# Lith printing recommendations



## JamesD (Jan 10, 2018)

As I gear up to get back into processing, I'm looking into trying a few things I've never had the opportunity to experiment with before.  One process I've always longed to try out is lith printing. I've always loved the look, even on a computer monitor, and every print looks better full-size and in-person.

I've only started researching, but one thing I find (from a few sources, including Tim Rudman, whom I believe I recall Terri mentioning in the past) is that the materials are often in a state of flux with regard to availability and formulation. So, does anyone have any particular recommendations on papers, chemistry, and or basic advice and starting points for a beginner lith-printer in the present market state? Recommendations of books, articles, etc, are also welcome. Preferred formats will be 4x5 and maybe 35mm, and possibly 120 in 6x6.


----------



## Jamesaz (Jan 10, 2018)

I, too have just recently tried lith printing. I use fomatone 132 matte and Moersch easy lith. It can be easy to over think things, just take the information from maybe 3-4 sources and start where they agree. It's an interesting process and perhaps, if I live long enough, I'll figure it out (but that is true of everything). Going to try VDB next. Have fun, it's only photography. Good name, by the way.


----------



## JamesD (Jan 10, 2018)

Thanks for the suggestions. I'll be taking lots of notes before I ever even start, I do tend to be pretty analytical and methodical in these kinds of things. It does seem like it'll be fun.

As for names, thank you. It's served me well.


----------



## terri (Jan 11, 2018)

Hey James.   Well, you can't go wrong for basic set-up instructions and step-by-step directions with Tim Rudman's Lith book.     Unfortunately, it's out of print which has driven up the price in a ridiculous way (Tim's the first one to say it, too).    Amazon has it here so you can see for yourself.

It was printed in 1999, so suggested papers are all changed, BUT he does still have very kind words for the Moersch easy lith, I believe, and nothing's changed there.   Plus the directions, what to look for, how the chemistry works, how to tone after lith-printing, etc., all of this information still has value.   He used to come regularly to give week-long workshops in Montana at Photographer's Formulary which were great, too.    (You can get real geeky looking at Formulary's products, especially for alt processes, so you've been warned.)   

Format doesn't particularly matter; it's up to you as long as you have an enlarger and a negative and paper.   Also - there is a process Tim describes as "re-development" that gives results closely resembling lith, and IIRC he just used plain old Ilford MC for that.   So, even with all the moving parts of what works, you can _make_ stuff work if you know what to look for.    In that regard, getting the book may be worth the investment to you.   BTW, make sure it's this book and not the other, newer edition "World of Lith" since that one contains less information and more images from past students and guest artists.   Pretty to look at but the nuts & bolts are in the '99 version.   

In addition to the Formulary, Freestyle and B&H, Bostick & Sullivan are still around and specialize in alternative photographic supplies, if you want another place to check out stuff.   Who knows, some of these places might carry Rudman's book, too.   Have fun!!   Lith prints are beautiful.


----------



## JamesD (Jan 12, 2018)

Thanks for the information, Terri, and wow, yeah, that's a pricey book.
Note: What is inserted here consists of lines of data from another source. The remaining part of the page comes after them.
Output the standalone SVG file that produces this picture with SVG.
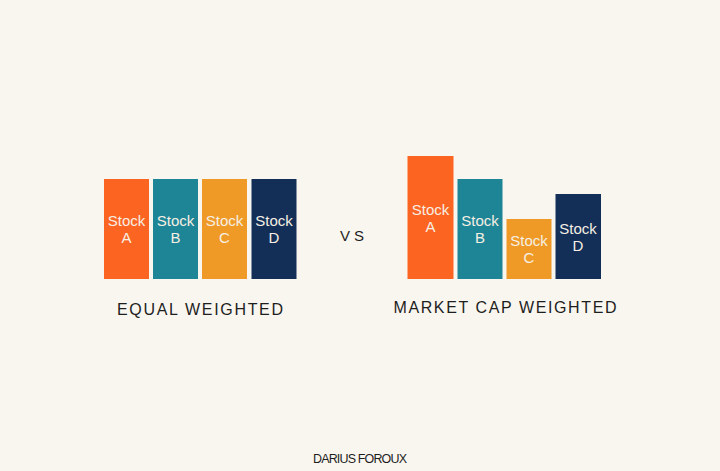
<svg xmlns="http://www.w3.org/2000/svg" width="720" height="471" viewBox="0 0 720 471">
<style>
.bg{fill:#f9f6ef}
.a{fill:#fc6421}
.b{fill:#1e8596}
.c{fill:#ef9a26}
.d{fill:#132f58}
.lbl{font-family:"Liberation Sans","Open Sans",sans-serif;font-size:15px;fill:#f6efe4;text-anchor:middle}
.hand{font-family:"Liberation Sans","DejaVu Sans",sans-serif;fill:#1e1e1e;font-weight:normal}
</style>
<rect class="bg" x="0" y="0" width="720" height="471"/>
<g id="equal-weighted">
  <g id="eq-stock-a"><rect class="a" x="104" y="179" width="45" height="100"/><text class="lbl" x="126.5" y="226">Stock<tspan x="126.5" dy="17">A</tspan></text></g>
  <g id="eq-stock-b"><rect class="b" x="153" y="179" width="45" height="100"/><text class="lbl" x="175.5" y="226">Stock<tspan x="175.5" dy="17">B</tspan></text></g>
  <g id="eq-stock-c"><rect class="c" x="202" y="179" width="45" height="100"/><text class="lbl" x="224.5" y="226">Stock<tspan x="224.5" dy="17">C</tspan></text></g>
  <g id="eq-stock-d"><rect class="d" x="251.5" y="179" width="45" height="100"/><text class="lbl" x="274" y="226">Stock<tspan x="274" dy="17">D</tspan></text></g>
  <text class="hand" x="117" y="315" font-size="16" textLength="166" lengthAdjust="spacing">EQUAL WEIGHTED</text>
</g>
<g id="vs"><text class="hand" x="340" y="241" font-size="15" textLength="24" lengthAdjust="spacing">VS</text></g>
<g id="market-cap-weighted">
  <g id="mc-stock-a"><rect class="a" x="407.5" y="156" width="46" height="123"/><text class="lbl" x="430.5" y="214.5">Stock<tspan x="430.5" dy="17">A</tspan></text></g>
  <g id="mc-stock-b"><rect class="b" x="457.5" y="179" width="45" height="100"/><text class="lbl" x="480" y="226">Stock<tspan x="480" dy="17">B</tspan></text></g>
  <g id="mc-stock-c"><rect class="c" x="506.5" y="219" width="45" height="60"/><text class="lbl" x="529" y="246">Stock<tspan x="529" dy="17">C</tspan></text></g>
  <g id="mc-stock-d"><rect class="d" x="555.5" y="194" width="45.5" height="85"/><text class="lbl" x="578" y="233.5">Stock<tspan x="578" dy="17">D</tspan></text></g>
  <text class="hand" x="393.5" y="313" font-size="16" textLength="223" lengthAdjust="spacing">MARKET CAP WEIGHTED</text>
</g>
<g id="credit"><text class="hand" x="313" y="463" font-size="12.5" textLength="94" lengthAdjust="spacing">DARIUS FOROUX</text></g>
</svg>
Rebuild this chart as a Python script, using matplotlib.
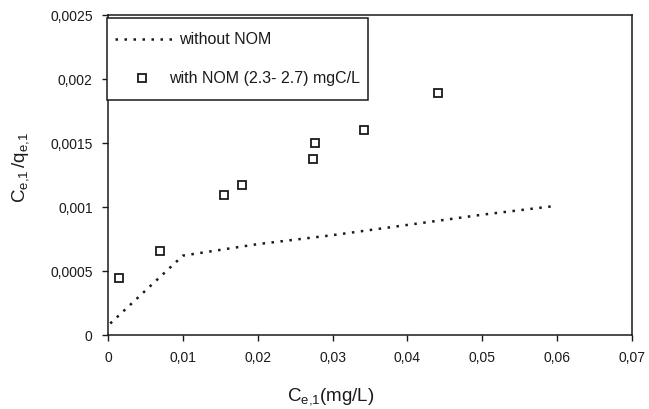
import matplotlib
matplotlib.use("Agg")
import matplotlib.pyplot as plt
from matplotlib.ticker import FixedLocator, FixedFormatter
from matplotlib.patches import Rectangle
from matplotlib.lines import Line2D

plt.rcParams['font.family'] = ['Liberation Sans', 'DejaVu Sans']
plt.rcParams['mathtext.fontset'] = 'custom'
plt.rcParams['mathtext.rm'] = 'Liberation Sans'

# Data
line_x = [0.0003, 0.01, 0.02, 0.03, 0.04, 0.05, 0.06]
line_y = [0.00009, 0.00062, 0.00071, 0.00078, 0.00086, 0.00094, 0.00101]

nom_x = [0.00147, 0.00696, 0.01545, 0.01794, 0.0274, 0.02763, 0.03414, 0.04414]
nom_y = [0.000444, 0.000658, 0.00109, 0.00117, 0.001374, 0.001502, 0.0016, 0.00189]

x_ticks = [0, 0.01, 0.02, 0.03, 0.04, 0.05, 0.06, 0.07]
x_labels = ['0', '0,01', '0,02', '0,03', '0,04', '0,05', '0,06', '0,07']
y_ticks = [0, 0.0005, 0.001, 0.0015, 0.002, 0.0025]
y_labels = ['0', '0,0005', '0,001', '0,0015', '0,002', '0,0025']
legend_labels = ['without NOM', 'with NOM (2.3- 2.7) mgC/L']

W, H = 649, 410
fig = plt.figure(figsize=(W / 100, H / 100), dpi=100)
x0, x1 = 108, 632
y0, y1 = 336, 16
ax = fig.add_axes([x0 / W, 1 - y0 / H, (x1 - x0) / W, (y0 - y1) / H])

C = '#1a1a1a'
line_style = dict(color=C, lw=1.8, linestyle=(0, (1, 2.6)))
mark_style = dict(linestyle='none', marker='s', ms=6.4, mfc='white',
                  mec=C, mew=1.3)

ax.plot(line_x, line_y, **line_style)
ax.plot(nom_x, nom_y, **mark_style)

ax.set_xlim(0, 0.07)
ax.set_ylim(0, 0.0025)
ax.xaxis.set_major_locator(FixedLocator(x_ticks))
ax.xaxis.set_major_formatter(FixedFormatter(x_labels))
ax.yaxis.set_major_locator(FixedLocator(y_ticks))
ax.yaxis.set_major_formatter(FixedFormatter(y_labels))
ax.tick_params(direction='out', length=4, width=1.0, labelsize=10,
               colors=C, pad=7)
for s in ax.spines.values():
    s.set_linewidth(1.1)
    s.set_color(C)

# Legend box (figure pixel coords -> figure fraction)
def fx(px):
    return px / W

def fy(py):
    return 1 - py / H

fig.patches.append(Rectangle((fx(107), fy(101)), fx(368) - fx(107),
                             fy(19) - fy(101), transform=fig.transFigure,
                             facecolor='white', edgecolor=C, lw=1.1,
                             zorder=5))
fig.lines.append(Line2D([fx(115), fx(172)], [fy(40), fy(40)],
                        transform=fig.transFigure, zorder=6, **line_style))
fig.lines.append(Line2D([fx(142)], [fy(79)], transform=fig.transFigure,
                        zorder=6, **mark_style))
fig.text(fx(179), fy(40), legend_labels[0], ha='left', va='center',
         fontsize=11.5, color=C, zorder=6)
fig.text(fx(169), fy(79), legend_labels[1], ha='left', va='center',
         fontsize=11.5, color=C, zorder=6)

fig.text(fx(331), fy(397), r'$\mathregular{C_{e{,}1}(mg/L)}$', ha='center',
         va='center', fontsize=13.5, color=C)
fig.text(fx(21), fy(167), r'$\mathregular{C_{e{,}1}\,/q_{e{,}1}}$', ha='center',
         va='center', rotation=90, fontsize=13.5, color=C)

fig.savefig('out.png', dpi=100)
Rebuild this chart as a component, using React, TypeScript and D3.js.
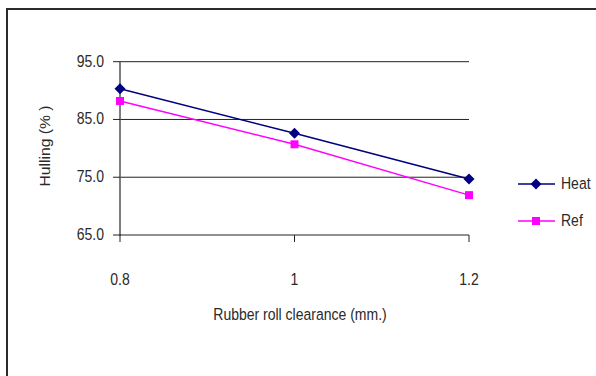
import React, { useEffect, useRef } from 'react';
import * as d3 from 'd3';

const categories = ['0.8', '1', '1.2'];
const heatValues = [90.3, 82.6, 74.7];
const refValues = [88.2, 80.7, 71.9];
const yTicks = [65, 75, 85, 95];

const W = 596;
const H = 376;
const FONT = '"Liberation Sans", Arial, sans-serif';
const STRETCH = 1.12;

const App: React.FC = () => {
  const svgRef = useRef<SVGSVGElement>(null);

  useEffect(() => {
    if (!svgRef.current) return;
    const svg = d3.select(svgRef.current);
    svg.selectAll('*').remove();

    // outer frame (right and bottom edges fall outside the picture)
    svg.append('rect')
      .attr('x', 7).attr('y', 9)
      .attr('width', W + 20).attr('height', H + 20)
      .attr('fill', 'none')
      .attr('stroke', '#2b2b2b')
      .attr('stroke-width', 2);

    const x = d3.scalePoint<string>().domain(categories).range([120, 469]);
    const y = d3.scaleLinear().domain([65, 95]).range([235, 61.7]);

    const label = (tx: number, ty: number, txt: string, anchor: string) =>
      svg.append('text')
        .attr('transform', `translate(${tx},${ty}) scale(1,${STRETCH})`)
        .attr('text-anchor', anchor)
        .attr('font-family', FONT)
        .attr('font-size', 14)
        .attr('fill', '#2a2a2a')
        .text(txt);

    // gridlines
    yTicks.slice(1).forEach(t => {
      svg.append('line')
        .attr('x1', 120).attr('x2', 469)
        .attr('y1', y(t)).attr('y2', y(t))
        .attr('stroke', '#222')
        .attr('stroke-width', 1);
    });

    // y axis
    svg.append('line')
      .attr('x1', 120).attr('x2', 120)
      .attr('y1', y(95)).attr('y2', y(65) + 1)
      .attr('stroke', '#555')
      .attr('stroke-width', 1.5);
    yTicks.forEach(t => {
      svg.append('line')
        .attr('x1', 113).attr('x2', 120)
        .attr('y1', y(t)).attr('y2', y(t))
        .attr('stroke', '#222');
      label(104, y(t) + 5, t.toFixed(1), 'end');
    });

    // x axis
    svg.append('line')
      .attr('x1', 120).attr('x2', 469)
      .attr('y1', y(65)).attr('y2', y(65))
      .attr('stroke', '#222')
      .attr('stroke-width', 1.2);
    categories.forEach(c => {
      svg.append('line')
        .attr('x1', x(c)!).attr('x2', x(c)!)
        .attr('y1', y(65)).attr('y2', y(65) + 7)
        .attr('stroke', '#222');
      label(x(c)!, 285, c, 'middle');
    });

    label(300, 320, 'Rubber roll clearance (mm.)', 'middle');

    svg.append('text')
      .attr('transform', `translate(50,146) rotate(-90) scale(${STRETCH},1)`)
      .attr('text-anchor', 'middle')
      .attr('font-family', FONT)
      .attr('font-size', 14)
      .attr('fill', '#2a2a2a')
      .text('Hulling (% )');

    const line = d3.line<number>()
      .x((_, i) => x(categories[i])!)
      .y(d => y(d));

    const diamondPath = 'M0,-5.5L5.5,0L0,5.5L-5.5,0Z';

    const drawMarker = (cx: number, cy: number, color: string, kind: string) => {
      if (kind === 'diamond') {
        svg.append('path')
          .attr('d', diamondPath)
          .attr('transform', `translate(${cx},${cy})`)
          .attr('fill', color);
      } else {
        svg.append('rect')
          .attr('x', cx - 4).attr('y', cy - 4)
          .attr('width', 8).attr('height', 8)
          .attr('fill', color);
      }
    };

    const drawSeries = (vals: number[], color: string, kind: string) => {
      svg.append('path')
        .attr('d', line(vals)!)
        .attr('fill', 'none')
        .attr('stroke', color)
        .attr('stroke-width', 1.5);
      vals.forEach((v, i) => drawMarker(x(categories[i])!, y(v), color, kind));
    };

    drawSeries(heatValues, '#000080', 'diamond');
    drawSeries(refValues, '#ff00ff', 'square');

    // legend
    const legend = [
      { name: 'Heat', color: '#000080', kind: 'diamond', ly: 184 },
      { name: 'Ref', color: '#ff00ff', kind: 'square', ly: 221 },
    ];
    legend.forEach(l => {
      svg.append('line')
        .attr('x1', 518).attr('x2', 555)
        .attr('y1', l.ly).attr('y2', l.ly)
        .attr('stroke', l.color)
        .attr('stroke-width', 1.5);
      drawMarker(536, l.ly, l.color, l.kind);
      label(561, l.ly + 5, l.name, 'start');
    });
  }, []);

  return (
    <svg
      ref={svgRef}
      width={W}
      height={H}
      style={{ position: 'absolute', left: 0, top: 0, background: '#fff' }}
    />
  );
};

export default App;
I'll keep an eye out for a copy throughout the year.

I'm a little concerned about whether or not I'll be able to get chemistry shipped here. I know there are some things that the major suppliers won't ship up here, and there's no longer a local photography store that stocks darkroom materials. I might have a talk with them and see whether I can work out a deal to have stuff shipped up here with their chemistry shipments. They do at least still do C-41 for now, and I think they have at least one machine that still does photographic prints.

It'll be a while before I can get into this part of the process, but I'm looking forward to it. I've always enjoyed the look of lith prints.


----------



## terri (Jan 13, 2018)

Ugh, you're right - shipping can be a problem up in your part of the world.   Sounds like a good idea to approach the local store to accept your orders - fingers crossed for you!    Maybe if you order powder-based products for awhile they'd be amenable?    

Good luck, and I hope you can find that book.   It really is a gem!


----------